Site icon Grady Smith

2018

This year, I’m going to say a lot more about what’s happening in my brain. I think I have to.

The internet collectively shrugs: “Okay, Grady.”

I’m a writer who feels this deep, deep need to express myself, but I usually stay quiet because I think I’m vain and needy for attention, and I don’t want to indulge my urge to get some.

Despite my expressiveness, I’ve become much more timid about articulating my convictions ever since 2014, when, on this very blog, I ended up destroying my entire world and pissing off a few people. (I’m being cryptic on purpose here.) I’d never really been reviled before, and, suddenly, I was. Here’s a melodramatic painting I made once to express how I was feeling:

Well, I’ve spent almost four years figuring out what the hell happened and why it hurt me so much, and whether I’m just a misguided loon of a man, and I think I’m finally getting over my own bullshit.

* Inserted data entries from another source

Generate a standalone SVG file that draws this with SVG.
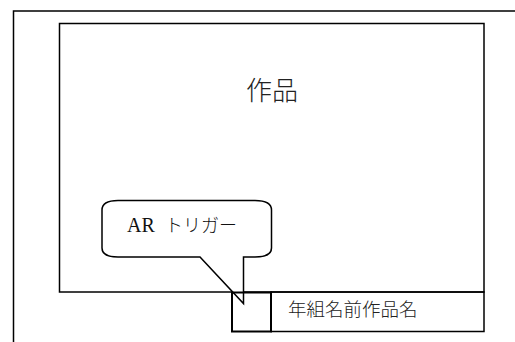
<svg xmlns="http://www.w3.org/2000/svg" width="515" height="342" viewBox="0 0 515 342">
<style>
.ln{fill:none;stroke:#000;stroke-width:1.5}
.bx{fill:none;stroke:#000;stroke-width:2}
.jp{font-family:"Noto Sans CJK JP","Noto Sans CJK SC",sans-serif;fill:#222;font-weight:300}
.ar{font-family:"Liberation Serif","Noto Sans CJK JP",serif;fill:#111}
</style>
<rect width="515" height="342" fill="#fff"/>
<g id="page">
<rect class="ln" x="13.5" y="11" width="520" height="340"/>
</g>
<g id="artwork">
<rect class="ln" x="59.5" y="23.5" width="424.5" height="268.5"/>
<text class="jp" x="272" y="100" font-size="26" text-anchor="middle">作品</text>
</g>
<g id="callout">
<path class="ln" style="fill:#fff" d="M118,200.5 H255 Q271.5,200.5 271.5,210 V248 Q271.5,257 255,257 H243.5 V303.5 L200,257 H118 Q102,257 102,248 V210 Q102,200.5 118,200.5 Z"/>
<text class="ar" x="127" y="231.5" font-size="20">AR<tspan x="165" font-family="Noto Sans CJK JP,sans-serif" font-weight="300" font-size="18">トリガー</tspan></text>
</g>
<g id="trigger">
<rect class="bx" x="232" y="292.5" width="39" height="39"/>
</g>
<g id="namebox">
<rect class="ln" x="271" y="292" width="213" height="39.5"/>
<text class="jp" x="288" y="316" font-size="18.5">年組名前作品名</text>
</g>
<g id="connectors"></g>
</svg>
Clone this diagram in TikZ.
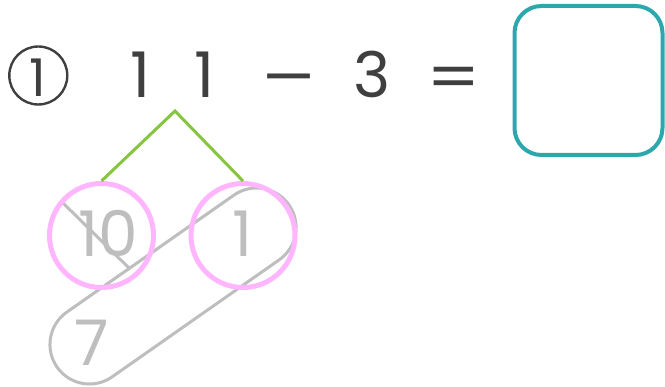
\documentclass[tikz,border=0pt]{standalone}
\usepackage{fontspec}
\setmainfont{Poppins}
\definecolor{ink}{HTML}{3F3F3F}
\definecolor{soft}{HTML}{BEBEBE}
\definecolor{pinkc}{HTML}{FFB6FF}
\definecolor{leaf}{HTML}{86C540}
\definecolor{teal}{HTML}{2CA7AE}
\begin{document}
\begin{tikzpicture}[x=1pt,y=-1pt,
  big/.style={font=\fontsize{63}{63}\selectfont, inner sep=0pt, anchor=base},
  topdigit/.style={big, text=ink},
  lowdigit/.style={big, text=soft},
  ring/.style={circle, draw=pinkc, line width=5pt, minimum size=104pt, inner sep=0pt},
  grayline/.style={draw=soft, line width=3pt}
]
\useasboundingbox (0,0) rectangle (665,387);
% circled number
\node[circle, draw=ink, line width=2.4pt, minimum size=58pt, inner sep=0pt] (num) at (38.3,75.5) {};
\node[font=\fontsize{52}{52}\selectfont, text=ink, inner sep=0pt, anchor=base] (numtxt) at (38.3,96.5) {1};
% top row
\node[topdigit] (d1) at (141,98) {1};
\node[topdigit] (d2) at (205,98) {1};
\node[topdigit, xscale=1.7] (minus) at (289,100) {−};
\node[topdigit] (three) at (372,98) {3};
\node[topdigit, xscale=1.2] (eq) at (454,100) {=};
\node[draw=teal, line width=4pt, rounded corners=27pt, minimum width=148pt,
      minimum height=149pt, inner sep=0pt] (answer) at (588.5,80.5) {};
% decomposition
\coordinate (apex) at (175,111);
% gray capsule and stroke
\node[grayline, rotate=35, rounded corners=39.5pt, minimum width=283pt,
      minimum height=79pt, inner sep=0pt] (capsule) at (173,286) {};
\coordinate (s1) at (63,203);
\coordinate (s2) at (130,269);
\draw[grayline] (s1) -- (s2);
% rings
\node[ring] (ten) at (101.5,235.5) {};
\node[ring] (one) at (243,235.5) {};
\draw[leaf, line width=3pt] (ten.north) -- (apex) -- (one.north);
\node[lowdigit] (tentxt) at (108.5,257) {10};
\node[lowdigit] (onetxt) at (243,257) {1};
\node[lowdigit] (seven) at (92,366) {7};
\end{tikzpicture}
\end{document}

I’m learning how to be honest. I’m realizing that getting hurt was a blessing. I’m accepting that people aren’t sitting on the edge of their seats to know what I think. I’m embracing the fact that this world is not a tawdry little theatre in which I’m the star. I can do what I want and say what I want. At the very least, I can think what I want. And the world will keep spinning.

I used to be insecure and couldn’t handle being disliked by a few people on the internet, and, honestly, that neuroticism will probably always be a part of me. But, when I’m feeling sane, I remember that nobody is thinking about me right now, and I let out a big sigh of relief.